■ **Exercise description**
Say how many lines hold the string "page", and nothing more.

■ **Collected material**
------------------------------
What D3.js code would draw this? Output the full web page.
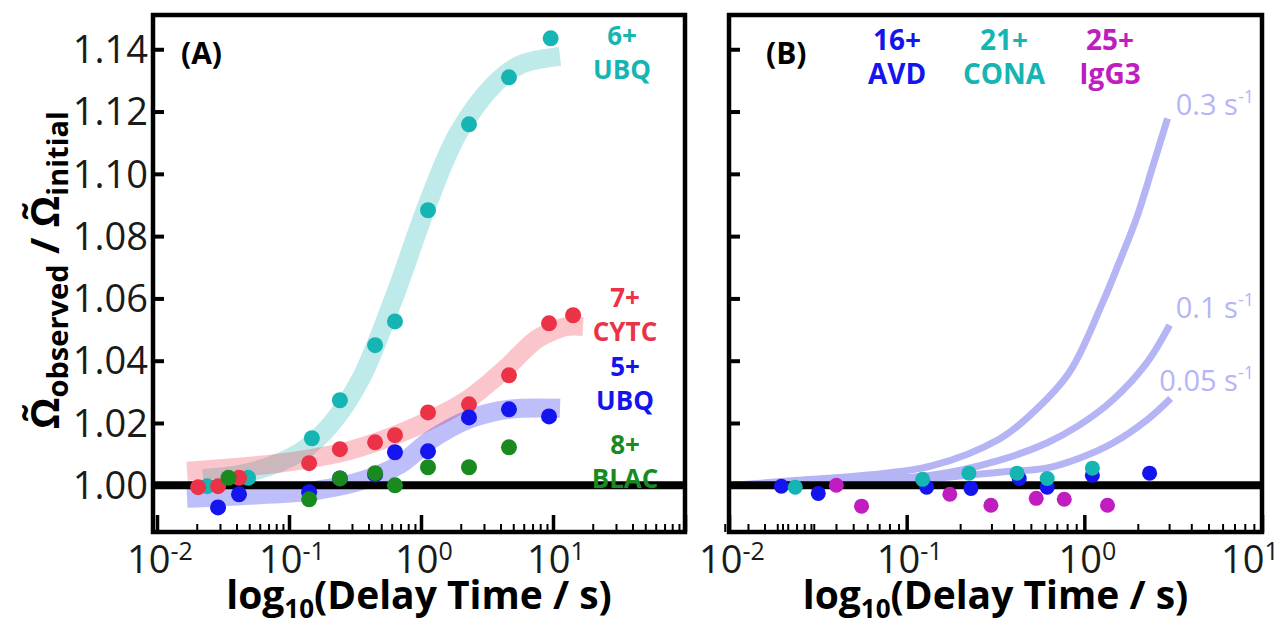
<!DOCTYPE html>
<html>
<head>
<meta charset="utf-8">
<script src="https://cdn.jsdelivr.net/npm/d3@7"></script>
<style>
  body { margin: 0; background: #fff; }
  svg { display: block; font-family: "Open Sans", sans-serif; }
</style>
</head>
<body>
<script>
/***Panel A data : delay time (s) and ratio***/
var cyanT = [0.024, 0.049, 0.149, 0.243, 0.449, 0.635, 1.13, 2.31, 4.64, 9.6];
var cyanY = [0.9997, 1.0024, 1.0151, 1.0273, 1.045, 1.0526, 1.0883, 1.1159, 1.131, 1.1435];
var redT = [0.0205, 0.029, 0.0418, 0.142, 0.243, 0.449, 0.635, 1.13, 2.31, 4.64, 9.33, 14.2];
var redY = [0.9994, 0.9997, 1.0024, 1.0071, 1.0116, 1.0138, 1.0161, 1.0234, 1.026, 1.0353, 1.052, 1.0546];
var blueT = [0.029, 0.0418, 0.142, 0.243, 0.449, 0.635, 1.13, 2.31, 4.64, 9.33];
var blueY = [0.9929, 0.9971, 0.9978, 1.0022, 1.0035, 1.0106, 1.0109, 1.0218, 1.0244, 1.0221];
var greenT = [0.0348, 0.142, 0.243, 0.449, 0.635, 1.13, 2.31, 4.64];
var greenY = [1.0024, 0.9955, 1.0022, 1.0039, 1.0000, 1.0058, 1.0058, 1.0122];

/***Panel A fit bands***/
var fitCyanT = [0.0223, 0.0507, 0.121, 0.205, 0.345, 0.614, 1.15, 1.91, 3.64, 5.63, 11.3];
var fitCyanY = [1.0022, 1.0042, 1.0106, 1.0193, 1.0337, 1.0594, 1.0915, 1.113, 1.129, 1.135, 1.1377];
var fitRedT = [0.0169, 0.0507, 0.121, 0.29, 0.693, 1.39, 2.27, 3.33, 4.56, 7.31, 10.35, 13.0, 16.9];
var fitRedY = [1.0045, 1.0061, 1.008, 1.0112, 1.0167, 1.0225, 1.0276, 1.0331, 1.0382, 1.0465, 1.0498, 1.051, 1.051];
var fitBlueT = [0.0169, 0.0507, 0.163, 0.364, 0.693, 1.17, 2.31, 4.64, 11.3];
var fitBlueY = [0.9958, 0.9968, 0.9984, 1.0016, 1.0067, 1.0144, 1.0212, 1.0244, 1.0247];

/***Panel B data***/
var avdT = [0.0197, 0.0318, 0.1296, 0.230, 0.430, 0.618, 1.11, 2.33];
var avdY = [0.9997, 0.9974, 0.9994, 0.999, 1.0022, 0.9994, 1.0032, 1.0039];
var conaT = [0.0236, 0.123, 0.224, 0.418, 0.618, 1.11];
var conaY = [0.9994, 1.0019, 1.0039, 1.0039, 1.0022, 1.0055];
var igg3T = [0.0402, 0.0557, 0.175, 0.298, 0.536, 0.771, 1.35];
var igg3Y = [1.0, 0.9933, 0.9971, 0.9936, 0.9958, 0.9955, 0.9936];

/***Panel B rate curves***/
var rate03T = [0.0105, 0.0246, 0.0587, 0.138, 0.331, 0.489, 0.822, 1.264, 1.577, 1.967, 2.42, 2.94];
var rate03Y = [1.0, 1.0016, 1.0032, 1.0062, 1.0148, 1.0222, 1.0362, 1.0585, 1.0718, 1.0858, 1.1021, 1.1178];
var rate01T = [0.0105, 0.0246, 0.0587, 0.138, 0.331, 0.610, 0.937, 1.44, 2.24, 3.02];
var rate01Y = [1.0, 1.001, 1.0019, 1.0032, 1.008, 1.0135, 1.0193, 1.0273, 1.0392, 1.0514];
var rate005T = [0.0105, 0.0246, 0.0587, 0.138, 0.331, 0.610, 0.937, 1.44, 2.24, 3.06];
var rate005Y = [1.0, 1.0006, 1.0013, 1.0022, 1.0042, 1.0055, 1.0087, 1.0135, 1.0209, 1.0279];

var yTicks = [1.00, 1.02, 1.04, 1.06, 1.08, 1.10, 1.12, 1.14];
var decadeLabels = [-2, -1, 0, 1];

var W = 1281, H = 622;
var plotTop = 15, plotBottom = 532;
var panelA = {left: 153, right: 685};
var panelB = {left: 729, right: 1262};

var col = {
  cyan: "#15b5b3", red: "#ec3246", blue: "#1414ee",
  green: "#198a1f", magenta: "#c01cc0", rate: "#b5b5f6"
};

var zip = function(ts, ys) {
  return ts.map(function(t, i) { return {t: t, v: ys[i]}; });
};

/***Draw SVG***/
var svg = d3.select("body")
            .append("svg")
            .attr("width", W)
            .attr("height", H);

/***Scales***/
var yScale = d3.scaleLinear()
               .domain([0.985, 1.151])
               .range([plotBottom, plotTop]);
var xA = d3.scaleLog()
           .domain([Math.pow(10, -2 - 4 / 132), 100])
           .range([panelA.left, panelA.right]);
var xB = d3.scaleLog()
           .domain([0.01, 10])
           .range([panelB.left, panelB.right]);

var drawFrame = function(x, p, decades)
{
  var g = svg.append("g");
  /***y ticks, pointing inward***/
  var yAxis = d3.axisRight(yScale)
                .tickValues(yTicks)
                .tickSize(11)
                .tickFormat("");
  g.append("g")
   .attr("transform", "translate(" + p.left + ",0)")
   .call(yAxis)
   .call(function(s) {
     s.select(".domain").remove();
     s.selectAll("line").attr("stroke", "#000").attr("stroke-width", 4);
   });

  /***x ticks: minor and major***/
  var minors = [];
  decades.forEach(function(d) {
    for (var k = 2; k <= 9; k++) minors.push(k * Math.pow(10, d));
  });
  var majors = decades.map(function(d) { return Math.pow(10, d); });
  var xMinor = d3.axisTop(x).tickValues(minors).tickSize(8).tickFormat("");
  var xMajor = d3.axisTop(x).tickValues(majors).tickSize(17).tickFormat("");
  g.append("g")
   .attr("transform", "translate(0," + plotBottom + ")")
   .call(xMinor)
   .call(function(s) {
     s.select(".domain").remove();
     s.selectAll("line").attr("stroke", "#000").attr("stroke-width", 2);
   });
  g.append("g")
   .attr("transform", "translate(0," + plotBottom + ")")
   .call(xMajor)
   .call(function(s) {
     s.select(".domain").remove();
     s.selectAll("line").attr("stroke", "#000").attr("stroke-width", 3.5);
   });

  /***x tick labels 10^n (kept inside the page at the right edge)***/
  var lab = g.selectAll(".xlab")
             .data(decadeLabels)
             .enter().append("text")
             .attr("class", "xlab")
             .attr("x", function(d) { return Math.min(x(Math.pow(10, d)) + 3, W - 31); })
             .attr("y", 573)
             .attr("text-anchor", "middle")
             .attr("font-size", 38)
             .attr("fill", "#1a1a1a");
  lab.append("tspan").text("10");
  lab.append("tspan")
     .attr("dy", -13)
     .attr("font-size", 25)
     .text(function(d) { return d < 0 ? "-" + (-d) : "" + d; });

  return g;
};

var drawBorder = function(p)
{
  svg.append("rect")
     .attr("x", p.left)
     .attr("y", plotTop)
     .attr("width", p.right - p.left)
     .attr("height", plotBottom - plotTop)
     .attr("fill", "none")
     .attr("stroke", "#000")
     .attr("stroke-width", 4.5);
};

var baseLine = function(p)
{
  svg.append("line")
     .attr("x1", p.left)
     .attr("x2", p.right)
     .attr("y1", yScale(1))
     .attr("y2", yScale(1))
     .attr("stroke", "#000")
     .attr("stroke-width", 8);
};

var lineGen = function(x) {
  return d3.line()
           .curve(d3.curveCatmullRom.alpha(0.5))
           .x(function(d) { return x(d.t); })
           .y(function(d) { return yScale(d.v); });
};

var dots = function(x, ts, ys, color, r)
{
  svg.append("g")
     .selectAll("circle")
     .data(zip(ts, ys))
     .enter().append("circle")
       .attr("cx", function(d) { return x(d.t); })
       .attr("cy", function(d) { return yScale(d.v); })
       .attr("r", r)
       .attr("fill", color);
};

var textBlock = function(x, y, lines, color, size, weight)
{
  lines.forEach(function(s, i) {
    svg.append("text")
       .attr("x", x)
       .attr("y", y + i * 34)
       .attr("text-anchor", "middle")
       .attr("font-size", size)
       .attr("font-weight", weight)
       .attr("fill", color)
       .text(s);
  });
};

/******** Panel A ********/
drawFrame(xA, panelA, [-2, -1, 0, 1, 2]);

/***Fit bands***/
[[fitCyanT, fitCyanY, col.cyan], [fitRedT, fitRedY, col.red], [fitBlueT, fitBlueY, col.blue]]
  .forEach(function(b) {
    svg.append("path")
       .datum(zip(b[0], b[1]))
       .attr("d", lineGen(xA))
       .attr("fill", "none")
       .attr("stroke", b[2])
       .attr("stroke-opacity", 0.28)
       .attr("stroke-width", 19);
  });

baseLine(panelA);

dots(xA, cyanT, cyanY, col.cyan, 8);
dots(xA, redT, redY, col.red, 8);
dots(xA, blueT, blueY, col.blue, 8);
dots(xA, greenT, greenY, col.green, 8);

/***y tick labels***/
svg.selectAll(".ylab")
   .data(yTicks)
   .enter().append("text")
   .attr("class", "ylab")
   .attr("x", 148)
   .attr("y", function(d) { return yScale(d); })
   .attr("dy", "0.36em")
   .attr("text-anchor", "end")
   .attr("font-size", 38)
   .attr("fill", "#1a1a1a")
   .text(function(d) { return d.toFixed(2); });

svg.append("text")
   .attr("x", 181)
   .attr("y", 64)
   .attr("font-size", 30)
   .attr("font-weight", "bold")
   .text("(A)");

textBlock(622, 45, ["6+", "UBQ"], col.cyan, 26, "bold");
textBlock(625, 307, ["7+", "CYTC"], col.red, 26, "bold");
textBlock(625, 376, ["5+", "UBQ"], col.blue, 26, "bold");
textBlock(625, 454, ["8+", "BLAC"], col.green, 26, "bold");

/******** Panel B ********/
drawFrame(xB, panelB, [-2, -1, 0, 1]);

[[rate03T, rate03Y], [rate01T, rate01Y], [rate005T, rate005Y]].forEach(function(c) {
  svg.append("path")
     .datum(zip(c[0], c[1]))
     .attr("d", lineGen(xB))
     .attr("fill", "none")
     .attr("stroke", col.rate)
     .attr("stroke-width", 7);
});

baseLine(panelB);

dots(xB, avdT, avdY, col.blue, 7.5);
dots(xB, conaT, conaY, col.cyan, 7.5);
dots(xB, igg3T, igg3Y, col.magenta, 7.5);

svg.append("text")
   .attr("x", 766)
   .attr("y", 64)
   .attr("font-size", 30)
   .attr("font-weight", "bold")
   .text("(B)");

textBlock(897, 50, ["16+", "AVD"], col.blue, 28, "bold");
textBlock(1004, 50, ["21+", "CONA"], col.cyan, 28, "bold");
textBlock(1110, 50, ["25+", "IgG3"], col.magenta, 28, "bold");

/***rate labels***/
var rateLabels = [["0.3 s", 115], ["0.1 s", 318], ["0.05 s", 391]];
rateLabels.forEach(function(r) {
  var t = svg.append("text")
             .attr("x", 1254)
             .attr("y", r[1])
             .attr("text-anchor", "end")
             .attr("font-size", 29)
             .attr("fill", col.rate);
  t.append("tspan").text(r[0]);
  t.append("tspan").attr("dy", -12).attr("font-size", 18).text("-1");
});

drawBorder(panelA);
drawBorder(panelB);

/***Axis titles***/
[panelA, panelB].forEach(function(p) {
  var t = svg.append("text")
             .attr("x", (p.left + p.right) / 2)
             .attr("y", 609)
             .attr("text-anchor", "middle")
             .attr("font-size", 39)
             .attr("font-weight", "bold");
  t.append("tspan").text("log");
  t.append("tspan").attr("dy", 9).attr("font-size", 26).text("10");
  t.append("tspan").attr("dy", -9).text("(Delay Time / s)");
});

var yt = svg.append("text")
            .attr("transform", "translate(59,270) rotate(-90)")
            .attr("text-anchor", "middle")
            .attr("font-size", 40)
            .attr("font-weight", "bold");
yt.append("tspan").text("\u03A9\u0303");
yt.append("tspan").attr("dy", 9).attr("font-size", 29).text("observed");
yt.append("tspan").attr("dy", -9).text(" / \u03A9\u0303");
yt.append("tspan").attr("dy", 9).attr("font-size", 29).text("initial");
</script>
</body>
</html>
------------------------------
■ **Expected answer**
2